▶ [What to produce]: Omit all pictures, then retype the data exactly as given.

▶ [Supplied material]:
** begin **

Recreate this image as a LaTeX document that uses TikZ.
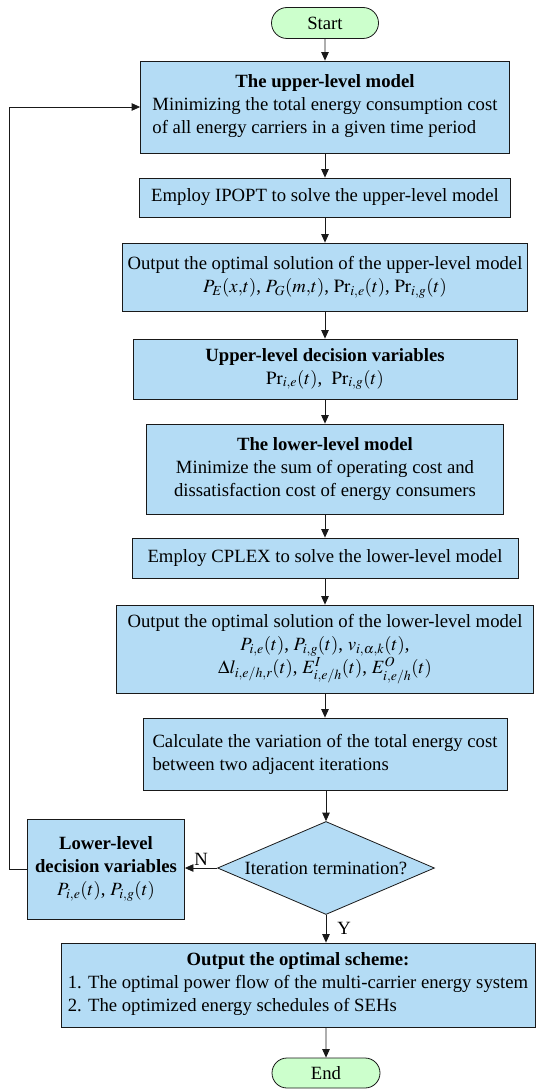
\documentclass[tikz,border=0pt]{standalone}
\usepackage{mathptmx}
\usepackage{fontspec}
\setmainfont{Liberation Serif}
\usetikzlibrary{arrows.meta,shapes.geometric,shapes.misc}
\definecolor{boxblue}{RGB}{180,220,245}
\definecolor{termgreen}{RGB}{204,255,204}

\begin{document}
\begin{tikzpicture}[x=1pt,y=-1pt]
    \tikzstyle{every node}+=[font=\fontsize{18.7}{23}\selectfont, inner sep=2pt]
    \tikzstyle{blk}=[draw=black!90, line width=0.8pt, fill=boxblue, align=center]
    \tikzstyle{term}=[rounded rectangle, draw=black!90, line width=0.8pt, fill=termgreen]
    \tikzstyle{arr}=[draw=black!90, line width=0.8pt, -{Triangle[length=8.5pt,width=7.5pt]}]
    \useasboundingbox (0,0) rectangle (536,1089);
    % main column
    \node[term, minimum width=111, minimum height=31] (start) at (325,23) {Start};
    \node[blk, minimum width=369, minimum height=92] (upper) at (325,107) {\textbf{The upper-level model}\\\begin{tabular}[t]{@{}l@{}}Minimizing the total energy consumption cost\\of all energy carriers in a given time period\end{tabular}};
    \node[blk, minimum width=371, minimum height=39] (ipopt) at (325,197.5) {Employ IPOPT to solve the upper-level model};
    \node[blk, minimum width=405, minimum height=68] (outup) at (325,277) {Output the optimal solution of the upper-level model\\$P_E(x{,}t)$, $P_G(m{,}t)$, $\mathrm{Pr}_{i,e}(t)$, $\mathrm{Pr}_{i,g}(t)$};
    \node[blk, minimum width=384, minimum height=60] (updec) at (325,369) {\textbf{Upper-level decision variables}\\$\mathrm{Pr}_{i,e}(t)$,~ $\mathrm{Pr}_{i,g}(t)$};
    \node[blk, minimum width=357, minimum height=90] (lowmod) at (325,469) {\textbf{The lower-level model}\\Minimize the sum of operating cost and\\dissatisfaction cost of energy consumers};
    \node[blk, minimum width=386, minimum height=40] (cplex) at (325,558) {Employ CPLEX to solve the lower-level model};
    \node[blk, minimum width=417, minimum height=88] (outlow) at (325,649) {Output the optimal solution of the lower-level model\\$P_{i,e}(t)$, $P_{i,g}(t)$, $v_{i,\alpha,k}(t)$,\\$\Delta l_{i,e/h,r}(t)$, $E^{I}_{i,e/h}(t)$, $E^{O}_{i,e/h}(t)$};
    \node[blk, align=left, minimum width=364, minimum height=72] (calc) at (325,754) {Calculate the variation of the total energy cost\\between two adjacent iterations};
    \node[blk, diamond, shape aspect=2.33, minimum width=217, minimum height=93, inner sep=0pt] (iter) at (326,868) {Iteration termination?};
    \node[blk, minimum width=157, minimum height=100] (lowdec) at (106,869) {\textbf{Lower-level}\\\textbf{decision variables}\\$P_{i,e}(t)$, $P_{i,g}(t)$};
    \node[blk, minimum width=474, minimum height=84] (final) at (298,985) {\textbf{Output the optimal scheme:}\\\begin{tabular}[t]{@{}l@{}}1. The optimal power flow of the multi-carrier energy system\\2. The optimized energy schedules of SEHs\end{tabular}};
    \node[term, minimum width=112, minimum height=30] (end) at (326,1073) {End};
    % connectors
    \draw[arr] (start) -- (upper);
    \draw[arr] (upper) -- (ipopt);
    \draw[arr] (ipopt) -- (outup);
    \draw[arr] (outup) -- (updec);
    \draw[arr] (updec) -- (lowmod);
    \draw[arr] (lowmod) -- (cplex);
    \draw[arr] (cplex) -- (outlow);
    \draw[arr] (outlow) -- (calc);
    \draw[arr] (calc.south -| iter) -- (iter);
    \draw[arr] (iter.west) -- (iter.west -| lowdec.east) node[midway, above] {N};
    \draw[arr] (iter) -- (iter |- final.north) node[midway, right, xshift=9pt] {Y};
    \draw[arr] (final.south -| end) -- (end);
    % feedback loop
    \draw[arr] (lowdec.west) -- ++(-18,0) |- (upper.west);
\end{tikzpicture}
\end{document}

** end **

▶ [Response]:
Recreate this image as a LaTeX document that uses TikZ.
\documentclass[tikz,border=0pt]{standalone}
\usepackage{mathptmx}
\usepackage{fontspec}
\setmainfont{Liberation Serif}
\usetikzlibrary{arrows.meta,shapes.geometric,shapes.misc}
\definecolor{boxblue}{RGB}{180,220,245}
\definecolor{termgreen}{RGB}{204,255,204}

\begin{document}
\begin{tikzpicture}[x=1pt,y=-1pt]
    \tikzstyle{every node}+=[font=\fontsize{18.7}{23}\selectfont, inner sep=2pt]
    \tikzstyle{blk}=[draw=black!90, line width=0.8pt, fill=boxblue, align=center]
    \tikzstyle{term}=[rounded rectangle, draw=black!90, line width=0.8pt, fill=termgreen]
    \tikzstyle{arr}=[draw=black!90, line width=0.8pt, -{Triangle[length=8.5pt,width=7.5pt]}]
    \useasboundingbox (0,0) rectangle (536,1089);
    % main column
    \node[term, minimum width=111, minimum height=31] (start) at (325,23) {Start};
    \node[blk, minimum width=369, minimum height=92] (upper) at (325,107) {\textbf{The upper-level model}\\\begin{tabular}[t]{@{}l@{}}Minimizing the total energy consumption cost\\of all energy carriers in a given time period\end{tabular}};
    \node[blk, minimum width=371, minimum height=39] (ipopt) at (325,197.5) {Employ IPOPT to solve the upper-level model};
    \node[blk, minimum width=405, minimum height=68] (outup) at (325,277) {Output the optimal solution of the upper-level model\\$P_E(x{,}t)$, $P_G(m{,}t)$, $\mathrm{Pr}_{i,e}(t)$, $\mathrm{Pr}_{i,g}(t)$};
    \node[blk, minimum width=384, minimum height=60] (updec) at (325,369) {\textbf{Upper-level decision variables}\\$\mathrm{Pr}_{i,e}(t)$,~ $\mathrm{Pr}_{i,g}(t)$};
    \node[blk, minimum width=357, minimum height=90] (lowmod) at (325,469) {\textbf{The lower-level model}\\Minimize the sum of operating cost and\\dissatisfaction cost of energy consumers};
    \node[blk, minimum width=386, minimum height=40] (cplex) at (325,558) {Employ CPLEX to solve the lower-level model};
    \node[blk, minimum width=417, minimum height=88] (outlow) at (325,649) {Output the optimal solution of the lower-level model\\$P_{i,e}(t)$, $P_{i,g}(t)$, $v_{i,\alpha,k}(t)$,\\$\Delta l_{i,e/h,r}(t)$, $E^{I}_{i,e/h}(t)$, $E^{O}_{i,e/h}(t)$};
    \node[blk, align=left, minimum width=364, minimum height=72] (calc) at (325,754) {Calculate the variation of the total energy cost\\between two adjacent iterations};
    \node[blk, diamond, shape aspect=2.33, minimum width=217, minimum height=93, inner sep=0pt] (iter) at (326,868) {Iteration termination?};
    \node[blk, minimum width=157, minimum height=100] (lowdec) at (106,869) {\textbf{Lower-level}\\\textbf{decision variables}\\$P_{i,e}(t)$, $P_{i,g}(t)$};
    \node[blk, minimum width=474, minimum height=84] (final) at (298,985) {\textbf{Output the optimal scheme:}\\\begin{tabular}[t]{@{}l@{}}1. The optimal power flow of the multi-carrier energy system\\2. The optimized energy schedules of SEHs\end{tabular}};
    \node[term, minimum width=112, minimum height=30] (end) at (326,1073) {End};
    % connectors
    \draw[arr] (start) -- (upper);
    \draw[arr] (upper) -- (ipopt);
    \draw[arr] (ipopt) -- (outup);
    \draw[arr] (outup) -- (updec);
    \draw[arr] (updec) -- (lowmod);
    \draw[arr] (lowmod) -- (cplex);
    \draw[arr] (cplex) -- (outlow);
    \draw[arr] (outlow) -- (calc);
    \draw[arr] (calc.south -| iter) -- (iter);
    \draw[arr] (iter.west) -- (iter.west -| lowdec.east) node[midway, above] {N};
    \draw[arr] (iter) -- (iter |- final.north) node[midway, right, xshift=9pt] {Y};
    \draw[arr] (final.south -| end) -- (end);
    % feedback loop
    \draw[arr] (lowdec.west) -- ++(-18,0) |- (upper.west);
\end{tikzpicture}
\end{document}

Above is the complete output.